His eyes filled at the thought.
‘Hello, John.’ Moira’s voice was even weaker than her laugh.
Shit, thought Kelly. How could anyone cope with this? What were they all supposed to do? Just sit around and wait for her to die?
Aloud he said: ‘Hello, sweetheart.’
He made himself smile and walked over to the bed where he perched on the edge and took her hand. Moira had always been pretty and all three of her daughters had inherited their mother’s looks. Her fluffy blonde hair still retained its original colour in spite of her age and illness, and she continued to look surprisingly good even though there were dark circles beneath her eyes and her skin was pale to the point of near translucence. In fact, she looked almost beautiful. Her face was drawn, thin skin taut over exposed cheekbones, while previously Moira’s face had been quite plump, and although pretty, never beautiful. Not really. Her illness had added a sculpted look, and in the low light of the bedroom the yellowish tinge, which Kelly knew had been acquired due to liver deficiency, appeared only to give her skin a cream hue.

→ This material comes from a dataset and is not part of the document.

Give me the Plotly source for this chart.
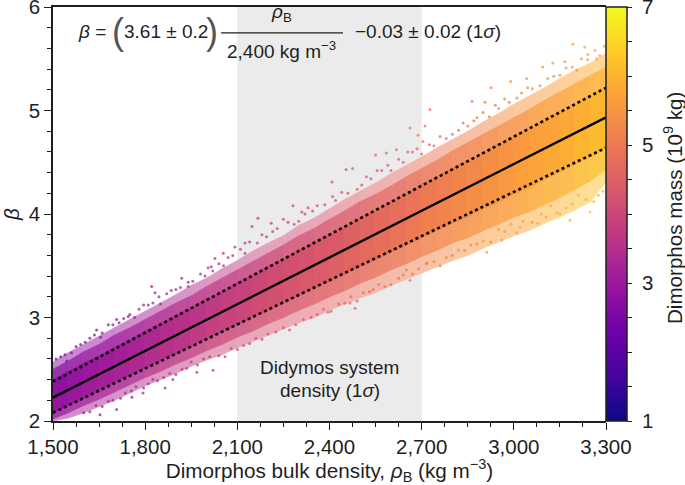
import plotly.graph_objects as go
from plotly.colors import sample_colorscale
import re

# Values: cloud envelope by density
density = [1500,1550,1600,1650,1700,1750,1800,1850,1900,1950,2000,2050,2100,2150,2200,2250,2300,2350,2400,2450,2500,2550,2600,2650,2700,2750,2800,2850,2900,2950,3000,3050,3100,3150,3200,3250,3300]
beta_center = [2.23,2.30,2.38,2.45,2.53,2.60,2.68,2.75,2.83,2.90,2.98,3.05,3.13,3.20,3.28,3.35,3.43,3.50,3.58,3.65,3.73,3.80,3.88,3.95,4.03,4.10,4.18,4.25,4.33,4.40,4.48,4.55,4.63,4.70,4.78,4.85,4.93]
beta_core_high = [2.40,2.48,2.56,2.63,2.71,2.79,2.87,2.94,3.02,3.10,3.18,3.25,3.34,3.41,3.50,3.57,3.65,3.73,3.81,3.88,3.97,4.04,4.12,4.20,4.29,4.36,4.45,4.52,4.60,4.68,4.76,4.83,4.92,4.99,5.07,5.15,5.23]
beta_mid_high = [2.50,2.58,2.67,2.74,2.83,2.90,2.98,3.06,3.14,3.21,3.30,3.38,3.46,3.54,3.62,3.70,3.79,3.86,3.95,4.03,4.12,4.19,4.27,4.36,4.44,4.52,4.61,4.69,4.77,4.85,4.93,5.01,5.10,5.18,5.26,5.34,5.42]
beta_outer_high = [2.57,2.66,2.74,2.82,2.90,2.98,3.06,3.14,3.22,3.31,3.38,3.47,3.55,3.64,3.72,3.79,3.89,3.96,4.05,4.14,4.22,4.30,4.39,4.47,4.55,4.64,4.72,4.80,4.89,4.97,5.06,5.14,5.22,5.31,5.39,5.46,5.55]
beta_core_low = [2.08,2.15,2.22,2.29,2.37,2.44,2.51,2.58,2.65,2.72,2.79,2.86,2.93,3.00,3.07,3.14,3.21,3.28,3.35,3.42,3.49,3.56,3.63,3.70,3.77,3.84,3.91,3.97,4.05,4.11,4.19,4.25,4.33,4.40,4.48,4.55,4.63]
beta_mid_low = [2.02,2.08,2.15,2.21,2.28,2.35,2.42,2.48,2.55,2.61,2.68,2.74,2.81,2.87,2.94,3.00,3.07,3.13,3.20,3.26,3.33,3.39,3.46,3.52,3.59,3.65,3.72,3.77,3.84,3.90,3.97,4.02,4.09,4.16,4.24,4.32,4.43]
beta_outer_low = [2.00,2.03,2.08,2.14,2.20,2.27,2.34,2.40,2.46,2.53,2.59,2.64,2.71,2.77,2.83,2.89,2.95,3.00,3.07,3.13,3.19,3.24,3.31,3.37,3.43,3.49,3.55,3.60,3.67,3.73,3.79,3.84,3.91,3.97,4.04,4.12,4.31]
mass_center = [2.8,2.9,3.0,3.1,3.15,3.25,3.35,3.45,3.55,3.65,3.75,3.85,3.9,4.0,4.1,4.2,4.25,4.35,4.4,4.5,4.6,4.7,4.8,4.9,5.0,5.1,5.2,5.3,5.35,5.45,5.55,5.65,5.75,5.8,5.9,6.0,6.1]

# Individually read stray points along the cloud's edges
stray_rho = [1539,1642,1707,1821,1919,1832,2005,2054,2027,1940,1707,1793,1865,1968,2021,1890,1653,1757,
             2662,2688,2454,2475,2408,2167,2148,2210,2281,2550,2585,2618,2125,2092,2310,2704,2467,2483,2395,2662,2717,2640,2542,
             2727,2711,2864,2926,2906,3042,3094,3127,3166,3192,3231,3264,3241,2990,2951,3183,3248,3140,2912,2961,3078,3020,
             1510,1560,1590,1620,1660,1680,1730,1750,1780,1810,1850,1870,1900,1940,1980,2020,2040,2070,2110,2140,2180,2230,2250,2300,2330,2360,2420,2440,2490,2520,2570,2600,2640,2670,2700,2740,2780,2820,2850,2880,2920,2970,3010,3060,3110,3150,3190,3220,3270,3295,
             1600,1640,1680,1720,1770,1810,1840,1880,1920,1950,1990,2040,2080,2120,2160,2200,2250,2290,2340,2380,2430,2470,2510,2560,2600,2650,2690,2740,2780,2820,2860,2900,2950,2990,3030,3090,3120,3170,3210,3260,3290,
             1525,1545,1575,1605,1635,1655,1695,1715,1745,1765,1795,1825,1845,1885,1915,1955,1995,2015,2055,2085,2125,2165,2195,2215,2265,2285,2320,2345,2385,2410,2460,2505,2535,2555,2590,2625,2655,2685,2725,2760,2800,2835,2870,2900,2940,2985,3025,3045,3085,3130,3170,3205,3240,3280,
             1620,1660,1695,1735,1755,1795,1825,1860,1900,1935,1970,2010,2060,2100,2140,2180,2225,2270,2315,2360,2405,2450,2490,2530,2580,2625,2670,2715,2760,2800,2840,2880,2925,2970,3010,3060,3105,3150,3190,3235,3275]
stray_beta = [2.64,2.88,2.98,3.30,3.38,3.24,3.48,3.62,3.57,3.34,2.11,2.27,2.32,2.47,2.49,2.40,2.06,2.23,
              4.83,4.76,4.43,4.44,4.31,3.96,3.88,3.91,4.08,4.57,4.59,4.62,3.72,3.68,4.02,4.70,3.14,3.09,3.05,3.36,3.53,3.41,3.27,
              5.01,4.85,5.09,5.22,5.08,5.31,5.42,5.46,5.47,5.64,5.61,5.58,5.54,5.28,5.02,3.94,4.02,4.01,3.63,3.75,3.91,3.87,
              2.60,2.66,2.74,2.80,2.85,2.93,2.99,3.03,3.08,3.12,3.13,3.23,3.27,3.30,3.42,3.45,3.52,3.58,3.66,3.73,3.80,3.86,3.95,3.93,4.06,4.08,4.13,4.21,4.24,4.36,4.42,4.42,4.50,4.60,4.58,4.66,4.73,4.81,4.85,4.93,4.94,5.11,5.12,5.21,5.31,5.34,5.42,5.50,5.50,5.62,
              2.08,2.15,2.19,2.22,2.33,2.36,2.39,2.46,2.50,2.57,2.60,2.63,2.70,2.73,2.80,2.84,2.90,2.93,3.00,3.08,3.13,3.20,3.24,3.32,3.32,3.46,3.47,3.54,3.58,3.65,3.70,3.74,3.85,3.90,3.93,4.00,4.08,4.06,4.18,4.12,4.22,
              2.62,2.58,2.72,2.76,2.83,2.81,2.93,2.95,3.01,3.00,3.12,3.14,3.20,3.26,3.29,3.35,3.40,3.49,3.50,3.60,3.62,3.72,3.78,3.83,3.92,3.90,4.00,4.03,4.09,4.17,4.20,4.28,4.34,4.42,4.47,4.53,4.60,4.63,4.67,4.75,4.77,4.88,4.90,4.98,5.05,5.08,5.17,5.22,5.24,5.33,5.41,5.39,5.49,5.53,
              2.09,2.14,2.20,2.27,2.29,2.32,2.40,2.42,2.45,2.51,2.54,2.62,2.62,2.69,2.75,2.79,2.86,2.88,2.98,3.03,3.06,3.14,3.16,3.25,3.30,3.38,3.42,3.52,3.50,3.60,3.65,3.71,3.73,3.83,3.82,3.92,3.97,4.00,4.10,4.14,4.18]
stray_mass = [2.7,2.8,2.9,3.2,3.4,3.2,3.6,3.7,3.6,3.5,3.1,3.3,3.4,3.8,3.9,3.5,3.0,3.2,
              4.9,5.0,4.4,4.5,4.3,3.8,3.8,3.9,4.0,4.6,4.7,4.7,3.8,3.7,4.1,4.9,4.7,4.7,4.6,5.1,5.2,5.0,4.9,
              4.9,4.9,5.1,5.2,5.2,5.4,5.5,5.6,5.6,5.7,5.8,5.8,5.8,5.3,5.2,6.0,6.2,5.9,5.5,5.6,5.8,5.7,
              2.7,2.8,2.8,2.9,3.0,3.0,3.1,3.2,3.2,3.3,3.3,3.4,3.4,3.5,3.5,3.6,3.6,3.7,3.8,3.8,3.9,4.0,4.0,4.1,4.1,4.2,4.2,4.3,4.4,4.4,4.5,4.5,4.6,4.7,4.7,4.8,4.9,4.9,5.0,5.0,5.1,5.2,5.3,5.4,5.4,5.5,5.6,5.6,5.7,5.8,
              3.1,3.2,3.2,3.3,3.4,3.5,3.5,3.6,3.7,3.7,3.8,3.9,4.0,4.1,4.1,4.2,4.3,4.4,4.5,4.6,4.6,4.7,4.8,4.9,4.9,5.0,5.2,5.2,5.3,5.4,5.4,5.5,5.6,5.7,5.7,5.8,5.9,6.0,6.1,6.2,6.2,
              2.7,2.7,2.8,2.8,2.9,2.9,3.0,3.0,3.1,3.1,3.2,3.2,3.3,3.3,3.4,3.4,3.5,3.5,3.6,3.6,3.7,3.8,3.8,3.9,3.9,4.0,4.0,4.1,4.1,4.2,4.3,4.3,4.4,4.4,4.5,4.5,4.6,4.7,4.7,4.8,4.8,4.9,4.9,5.0,5.1,5.1,5.2,5.3,5.3,5.4,5.5,5.5,5.6,5.7,
              3.2,3.2,3.3,3.3,3.4,3.4,3.5,3.6,3.6,3.7,3.7,3.8,3.9,4.0,4.0,4.1,4.2,4.3,4.3,4.4,4.5,4.6,4.6,4.7,4.8,4.9,4.9,5.0,5.1,5.1,5.2,5.3,5.3,5.4,5.5,5.6,5.7,5.8,5.9,5.9,6.0]

fit_density = [1500, 3300]
fit_beta = [2.226, 4.934]
fit_beta_high = [2.38, 5.22]
fit_beta_low = [2.08, 4.64]

grey_span = [2100, 2700]
x_ticks = [1500, 1800, 2100, 2400, 2700, 3000, 3300]
x_tick_text = ["1,500", "1,800", "2,100", "2,400", "2,700", "3,000", "3,300"]
cbar_ticks = [1, 1.5, 2, 2.5, 3, 3.5, 4, 4.5, 5, 5.5, 6, 6.5, 7]
cbar_tick_text = ["\u00a01", "", "", "", "\u00a03", "", "", "", "\u00a05", "", "", "", "\u00a07"]
cmin, cmax = 1, 7

FONT = "Liberation Sans"
INK = "#1f1f1f"
TICK = 20.5
TITLE = 19
AXIS_TITLE = 20.7
PLOT_FRACTION = 414 / 421


def colour(m, alpha=1.0):
    rgb = sample_colorscale("Plasma", [(m - cmin) / (cmax - cmin)])[0]
    r, g, b = [float(v) for v in re.findall(r"[\d.]+", rgb)[:3]]
    mix = lambda v: round(alpha * v + (1 - alpha) * 255)
    return f"rgb({mix(r)},{mix(g)},{mix(b)})"


fig = go.Figure()
bands = [
    (beta_mid_high, beta_outer_high, -0.15, 0.5),
    (beta_mid_low, beta_outer_low, 0.15, 0.5),
    (beta_core_high, beta_mid_high, -0.12, 0.85),
    (beta_core_low, beta_mid_low, 0.12, 0.85),
    (beta_center, beta_core_high, -0.05, 1.0),
    (beta_core_low, beta_center, 0.05, 1.0),
]
for a, b, dm, alpha in bands:
    for i in range(len(density) - 1):
        m = (mass_center[i] + mass_center[i + 1]) / 2 + dm
        c = colour(m, alpha)
        fig.add_trace(go.Scatter(
            x=[density[i], density[i + 1], density[i + 1], density[i], density[i]],
            y=[a[i], a[i + 1], b[i + 1], b[i], a[i]],
            mode="lines", fill="toself", fillcolor=c,
            line=dict(width=0.8, color=c),
            hoverinfo="skip", showlegend=False))

fig.add_trace(go.Scatter(
    x=stray_rho, y=stray_beta, mode="markers", showlegend=False,
    marker=dict(size=3, opacity=0.75, color=stray_mass, colorscale="Plasma", cmin=cmin, cmax=cmax,
                line=dict(width=0),
                colorbar=dict(
                    x=553 / 574, xref="paper", xanchor="left", y=0, yanchor="bottom", yref="paper",
                    len=PLOT_FRACTION, lenmode="fraction", thickness=21, thicknessmode="pixels",
                    outlinecolor=INK, outlinewidth=1.5, xpad=0, ypad=0,
                    tickvals=cbar_ticks, ticktext=cbar_tick_text,
                    ticks="outside", ticklen=5, tickwidth=1.2, tickcolor=INK, ticklabeloverflow="allow",
                    tickfont=dict(family=FONT, size=TICK, color=INK)))))

fig.add_trace(go.Scatter(x=fit_density, y=fit_beta, mode="lines", showlegend=False,
                         line=dict(color="black", width=2.4)))
for yy in (fit_beta_high, fit_beta_low):
    fig.add_trace(go.Scatter(x=fit_density, y=yy, mode="lines", showlegend=False,
                             line=dict(color="black", width=2.6, dash="dot")))

fig.add_shape(type="rect", x0=grey_span[0], x1=grey_span[1], y0=2, y1=6, layer="below",
              fillcolor="#ebebeb", line_width=0)
fig.add_shape(type="line", x0=2047, x1=2444, y0=5.75, y1=5.75, line=dict(color=INK, width=1.4))


def note(x, y, text, size=TITLE, anchor="left", color=INK):
    fig.add_annotation(x=x, y=y, text=text, showarrow=False, xanchor=anchor, yanchor="middle",
                       font=dict(family=FONT, size=size, color=color), align="center")


note(1575, 5.76, "<i>β</i> =")
note(1685, 5.76, "(", size=36, color="#555555")
note(1724, 5.76, "3.61 ± 0.2")
note(2045, 5.76, ")", size=36, anchor="right", color="#555555")
note(2245, 5.94, "<i>ρ</i><sub>B</sub>", anchor="center")
note(2245, 5.58, "2,400 kg m<sup>−3</sup>", anchor="center")
note(2478, 5.76, "−0.03 ± 0.02 (1<i>σ</i>)")
note(2400, 2.52, "Didymos system", anchor="center")
note(2400, 2.29, "density (1<i>σ</i>)", anchor="center")
fig.add_annotation(xref="paper", yref="paper", x=(673 - 53) / 574, y=(421 - 208) / 421, showarrow=False,
                   text="Dimorphos mass (10<sup>9</sup> kg)", textangle=-90, xanchor="center", yanchor="middle",
                   font=dict(family=FONT, size=20.6, color=INK))

fig.update_layout(
    width=685, height=485,
    margin=dict(l=53, r=58, t=0, b=64, autoexpand=False),
    paper_bgcolor="white", plot_bgcolor="white",
    font=dict(family=FONT, size=TICK, color=INK),
    showlegend=False,
    xaxis=dict(domain=[0, 553 / 574], range=[1500, 3300], tickvals=x_ticks, ticktext=x_tick_text,
               automargin=False,
               ticks="outside", ticklen=7, tickwidth=1.3, tickcolor=INK, showgrid=False, zeroline=False,
               showline=True, linecolor=INK, linewidth=1.5, mirror=True,
               minor=dict(dtick=75, tick0=1500, ticks="outside", ticklen=4, tickwidth=1, tickcolor=INK, showgrid=False),
               tickfont=dict(size=TICK), title=dict(text="Dimorphos bulk density, <i>ρ</i><sub>B</sub> (kg m<sup>−3</sup>)",
                                                  font=dict(size=AXIS_TITLE), standoff=6)),
    yaxis=dict(domain=[0, PLOT_FRACTION], range=[2, 6], tickmode="linear", tick0=2, dtick=1, ticks="outside", ticklen=7, tickwidth=1.3, tickcolor=INK,
               automargin=False, ticklabeloverflow="allow",
               showgrid=False, zeroline=False, showline=True, linecolor=INK, linewidth=1.5,
               minor=dict(dtick=0.2, tick0=2, ticks="outside", ticklen=4, tickwidth=1, tickcolor=INK, showgrid=False),
               tickfont=dict(size=TICK), title=dict(text="<i>β</i>", font=dict(size=AXIS_TITLE), standoff=8)),
)

fig.write_html("out.html", post_script="document.body.style.margin='0';", config={"displayModeBar": False})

Yes, she really had become quite tragically beautiful.
She had lost a lot of weight, of course, but she exhibited none of the usual signs of a body ravaged by cancer. That was because Moira, an experienced nurse who knew all about the illness she was bearing so gallantly, had, when she had been told the degree and extent of her cancer, opted to decline conventional treatment. Moira had believed that with her kind of cancer and the extent to which it had already destroyed her liver, her life expectancy would be much the same whether she put herself through the rigours of chemotherapy and radiotherapy, or whether she didn’t.
And both Kelly and her daughters had accepted her decision that she would rather live out her last few months without having to cope with the cruelties she knew those treatments could inflict, instead choosing to allow her illness to take its course while striving to enjoy whatever of life was left to her. Her courage so far had been extraordinary, although Kelly was bewildered sometimes by the form it took. It was Moira’s way to barely discuss her illness, and if she did ever mention it, to do so in such a manner that she gave no indication at all that it was terminal. She knew, though. Better than any of them, she knew.
‘How are you doing, darling?’ he muttered, cursing himself as he became aware of what he had said. How was she doing? What a stupid fucking question. Whether she chose to talk about it or not, the woman was dying. His woman was dying. How did he think she was doing, for fuck’s sake. He glanced away, blinking rapidly.
‘Oh, not so bad,’ said Moira.
‘Yes, we thought you were a little better today, Mum, didn’t we?’ interjected Paula.